SZ: Es sieht aus wie Gleitschirmfliegen für Arme. Doch haben die Speedschirme wohl eine andere Aerodynamik.

Wiesmeier: Der Schirm hat zwischen zehn und 14 Quadratmeter (ein Gleitschirm ist doppelt so groß, d. Red). So reagiert er sehr direkt auf die Steuerimpulse. Aber du musst natürlich auch wesentlich konzentrierter fliegen. Deswegen hat das auf der Piste nichts verloren.

SZ: Die Stahlkanten des Piloten wären dann auf Aortahöhe anderer Skifahrer.

Wiesmeier: Speedfliegen und Skifahren werden nie gemeinsam auf einer Piste funktionieren. Das ist ein Sport fürs freie Gelände. Was fasziniert: Es gibt in schneearmen Wintern immer einen Aufstieg für eine Tour. Nur die Abfahrt ist das Problem. Dafür ist Speedflying ideal.

SZ: Wenn es sein muss, kannst du also von oben bis unten durchfliegen.

Wiesmeier: Das ist nicht ganz der Sinn der Sache. Man sollte es schon mit Skifahren kombinieren. Ideal ist dafür zum Beispiel die ,,neue Welt'', die Steilabfahrt von der Zugspitze nach Ehrwald. Eine sehr sportliche Abfahrt mit einer Abseilstelle. In diesem Winter unmöglich. Kein Schnee, freie Felsplatten. Doch wir haben einen Riesenspaß gehabt. So stelle ich mir Speedflying vor.

SZ: Muss man gut Skifahren können?

Wiesmeier: Das ist Voraussetzung. Du bist flott unterwegs, mit Minimalspeed 40 Stundenkilometer, es geht bis über hundert. Und wenn du dann Schneekontakt hast, solltest du das im Griff haben.

SZ: Gibt es schon einen Verband?

Wiesmeier: Ja, es hat sich der deutsch-österreichische Speedflyingverband mit Sitz in München gegründet.

SZ: Wie und wo kann man Speedflying lernen? Braucht man eine Lizenz dazu?

Wiesmeier: In Frankreich gibt es Schulen und offizielle Gelände. Bei uns ist das erst langsam im Kommen.

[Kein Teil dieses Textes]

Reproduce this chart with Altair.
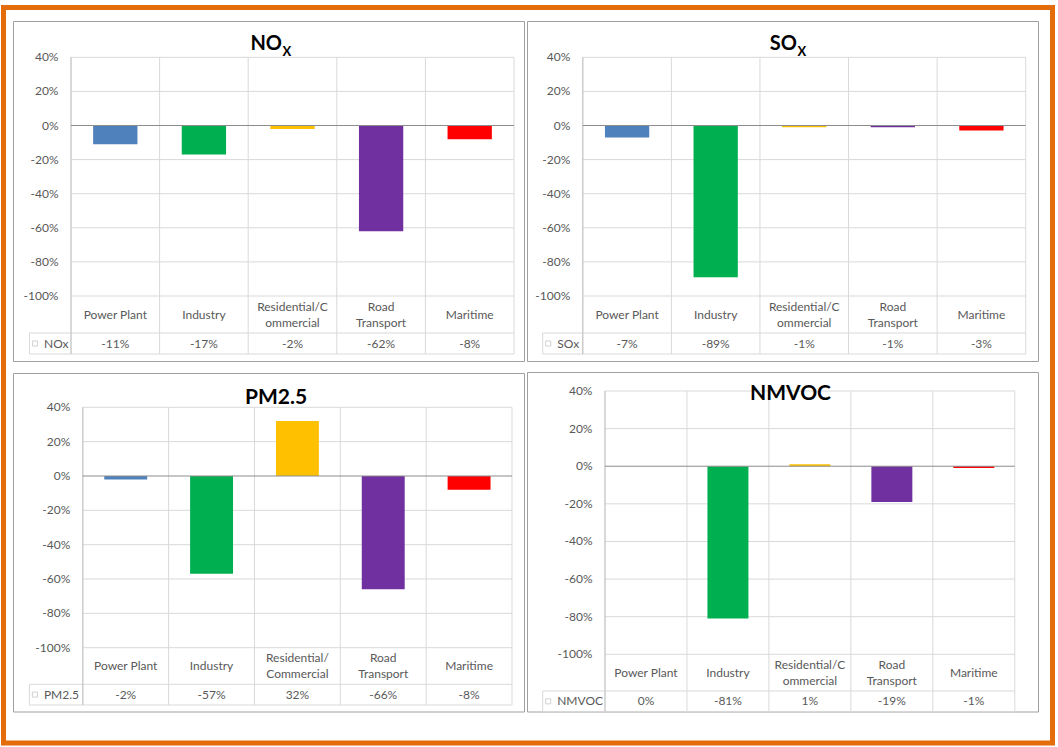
import altair as alt
import pandas as pd

# ---------------- data ----------------
categories = ["Power Plant", "Industry", "Residential/Commercial", "Road Transport", "Maritime"]
bar_colors = ["#4F81BD", "#00B050", "#FFC000", "#7030A0", "#FF0000"]
labels_a = ["Power Plant", "Industry", "Residential/C\nommercial", "Road\nTransport", "Maritime"]
labels_b = ["Power Plant", "Industry", "Residential/\nCommercial", "Road\nTransport", "Maritime"]

nox = [-11, -17, -2, -62, -8]
sox = [-7, -89, -1, -1, -3]
pm25 = [-2, -57, 32, -66, -8]
nmvoc = [0, -81, 1, -19, -1]

y_ticks = [40, 20, 0, -20, -40, -60, -80, -100]
y_tick_labels = ["40%", "20%", "0%", "-20%", "-40%", "-60%", "-80%", "-100%"]
grid_ticks = [40, 20, -20, -40, -60, -80, -100]

# ---------------- style ----------------
FONT = "Lato"
TXT = "#595959"
GRID = "#D9D9D9"
AXIS = "#C4C4C4"
ZERO = "#8C8C8C"
BORDER = "#A0A0A0"
ORANGE = "#E46C0A"
LINE_H = 16

one = pd.DataFrame({"k": [0]})


def hline(x, x2, y, color=GRID, w=1):
    return alt.Chart(one).mark_rule(color=color, strokeWidth=w).encode(
        x=alt.value(x), x2=alt.value(x2), y=alt.value(y))


def vline(x, y, y2, color=GRID, w=1):
    return alt.Chart(one).mark_rule(color=color, strokeWidth=w).encode(
        x=alt.value(x), y=alt.value(y), y2=alt.value(y2))


def label(text, x, y, **kw):
    return alt.Chart(one).mark_text(text=text, font=FONT, **kw).encode(
        x=alt.value(x), y=alt.value(y))


def panel(values, labels, series, title, geo):
    x0, ytop, x1, ybot = geo["plot"]
    bx0, by0, bx1, by1 = geo["box"]
    head, row1, row2 = geo["head"], geo["row1"], geo["row2"]

    df = pd.DataFrame({
        "cat": categories,
        "v": values,
        "zero": [0] * len(values),
        "lab": labels,
        "lines": [lab.count("\n") + 1 for lab in labels],
        "txt": [f"{v}%" for v in values],
    })
    ticks = pd.DataFrame({"t": y_ticks, "lab": y_tick_labels})
    grid = pd.DataFrame({"t": grid_ticks})
    zero = pd.DataFrame({"t": [0]})

    xs = alt.Scale(domain=categories, range=[x0, x1], paddingInner=0, paddingOuter=0)
    ys = alt.Scale(domain=[-100, 40], range=[ybot, ytop], nice=False, zero=False)
    cs = alt.Scale(domain=categories, range=bar_colors)

    cat_mid = (ybot + row1) / 2
    layers = []
    # panel border
    layers.append(alt.Chart(one).mark_rect(fill="white", stroke=BORDER, strokeWidth=1).encode(
        x=alt.value(bx0), x2=alt.value(bx1), y=alt.value(by0), y2=alt.value(by1)))
    # horizontal gridlines
    layers.append(alt.Chart(grid).mark_rule(color=GRID, strokeWidth=1).encode(
        y=alt.Y("t:Q", scale=ys, axis=None), x=alt.value(x0), x2=alt.value(x1)))
    # vertical category boundaries through the table
    layers.append(alt.Chart(df).mark_rule(color=GRID, strokeWidth=1).encode(
        x=alt.X("cat:N", scale=xs, axis=None, bandPosition=0),
        y=alt.value(ytop), y2=alt.value(row2)))
    layers.append(vline(x1, ytop, row2))
    # table lines
    layers.append(hline(head, x1, row1))
    layers.append(hline(head, x1, row2))
    layers.append(vline(head, row1, row2))
    # y axis line
    layers.append(vline(x0, ytop, row2, AXIS))
    # bars
    layers.append(alt.Chart(df).mark_bar(width={"band": 0.5}).encode(
        x=alt.X("cat:N", scale=xs, axis=None),
        y=alt.Y("v:Q", scale=ys, axis=None),
        y2="zero:Q",
        color=alt.Color("cat:N", scale=cs, legend=None)))
    # zero line
    layers.append(alt.Chart(zero).mark_rule(color=ZERO, strokeWidth=1).encode(
        y=alt.Y("t:Q", scale=ys, axis=None), x=alt.value(x0), x2=alt.value(x1)))
    # y tick labels
    layers.append(alt.Chart(ticks).mark_text(
        font=FONT, fontSize=12, color=TXT, align="right", baseline="middle").encode(
        y=alt.Y("t:Q", scale=ys, axis=None), text="lab:N", x=alt.value(x0 - 12.5)))
    # category labels (single-line and two-line rows, each block centred in its cell)
    for n in (1, 2):
        layers.append(alt.Chart(df).transform_filter(alt.datum.lines == n).mark_text(
            font=FONT, fontSize=12, color=TXT, align="center", baseline="middle",
            lineBreak="\n", lineHeight=LINE_H).encode(
            x=alt.X("cat:N", scale=xs, axis=None), text="lab:N",
            y=alt.value(cat_mid - (n - 1) * LINE_H / 2)))
    # value row
    layers.append(alt.Chart(df).mark_text(
        font=FONT, fontSize=12, color=TXT, align="center", baseline="middle").encode(
        x=alt.X("cat:N", scale=xs, axis=None), text="txt:N",
        y=alt.value((row1 + row2) / 2)))
    # series header with empty legend key
    layers.append(alt.Chart(one).mark_point(
        shape="square", size=26, filled=False, stroke="#BFBFBF", strokeWidth=1).encode(
        x=alt.value(head + 5.5), y=alt.value((row1 + row2) / 2)))
    layers.append(label(series, head + 14.5, (row1 + row2) / 2, fontSize=12, color=TXT,
                        align="left", baseline="middle"))
    # title
    if title.get("sub"):
        tx, ty = title["x"], title["y"]
        layers.append(label(title["main"], tx, ty, fontSize=title["size"], fontWeight="bold",
                            color="black", align="right", baseline="alphabetic"))
        layers.append(label(title["sub"], tx + 0.5, ty + 5.5, fontSize=13, fontWeight="bold",
                            color="black", align="left", baseline="alphabetic"))
    else:
        layers.append(label(title["main"], title["x"], title["y"], fontSize=title["size"],
                            fontWeight="bold", color="black", align="center",
                            baseline="alphabetic"))
    return alt.layer(*layers)


p1 = panel(nox, labels_a, "NOx",
           {"main": "NO", "sub": "X", "x": 282, "y": 50, "size": 20},
           {"box": (13.5, 21.5, 524.5, 361.5), "plot": (71, 57.3, 514, 296),
            "head": 29.5, "row1": 333, "row2": 354})
p2 = panel(sox, labels_a, "SOx",
           {"main": "SO", "sub": "X", "x": 797, "y": 50, "size": 20},
           {"box": (527.5, 21.5, 1038.5, 361.5), "plot": (582.8, 57.3, 1025.7, 296),
            "head": 542.7, "row1": 333, "row2": 354})
p3 = panel(pm25, labels_b, "PM2.5",
           {"main": "PM2.5", "x": 276, "y": 403.5, "size": 21},
           {"box": (13.5, 373.5, 524.5, 712), "plot": (82.8, 407.3, 512, 647.7),
            "head": 29.4, "row1": 684.3, "row2": 705})
p4 = panel(nmvoc, labels_a, "NMVOC",
           {"main": "NMVOC", "x": 790.5, "y": 400, "size": 21},
           {"box": (527.5, 372.5, 1038.5, 712), "plot": (605, 391, 1014.8, 654.3),
            "head": 542.7, "row1": 691, "row2": 711.7})

frame = alt.Chart(one).mark_rect(fill="transparent", stroke=ORANGE, strokeWidth=5).encode(
    x=alt.value(3.5), x2=alt.value(1052.5), y=alt.value(7.5), y2=alt.value(743))

chart = alt.layer(p1, p2, p3, p4, frame).resolve_scale(
    x="independent", y="independent"
).properties(
    width=1058, height=747, padding=0, autosize=alt.AutoSizeParams(type="none"),
    background="white"
).configure_view(strokeWidth=0)

chart.save("out.html", embed_options={"renderer": "svg", "actions": False})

SZ: Wie hat die Industrie reagiert?

Wiesmeier: Ziemlich gut. Die koreanische Firma Gin hat das als eine der ersten professionell umgesetzt, zusammen mit dem Franzosen Francois Bon. Er hat auch die Erstbefliegung des Montblanc gemacht. Das ist natürlich die Krönung.

SZ: Was ist schöner: Gleitschirmfliegen oder Speedflying?

Wiesmeier: Man darf das nicht vergleichen. Das ist so verschieden wie Bouldern und alpines Klettern. Es fasziniert halt die Geschwindigkeit.

Am heutigen Dienstag um 19 Uhr stellt das Bayerische Fernsehen in ,,Bergauf - bergab'' diesen Sport vor.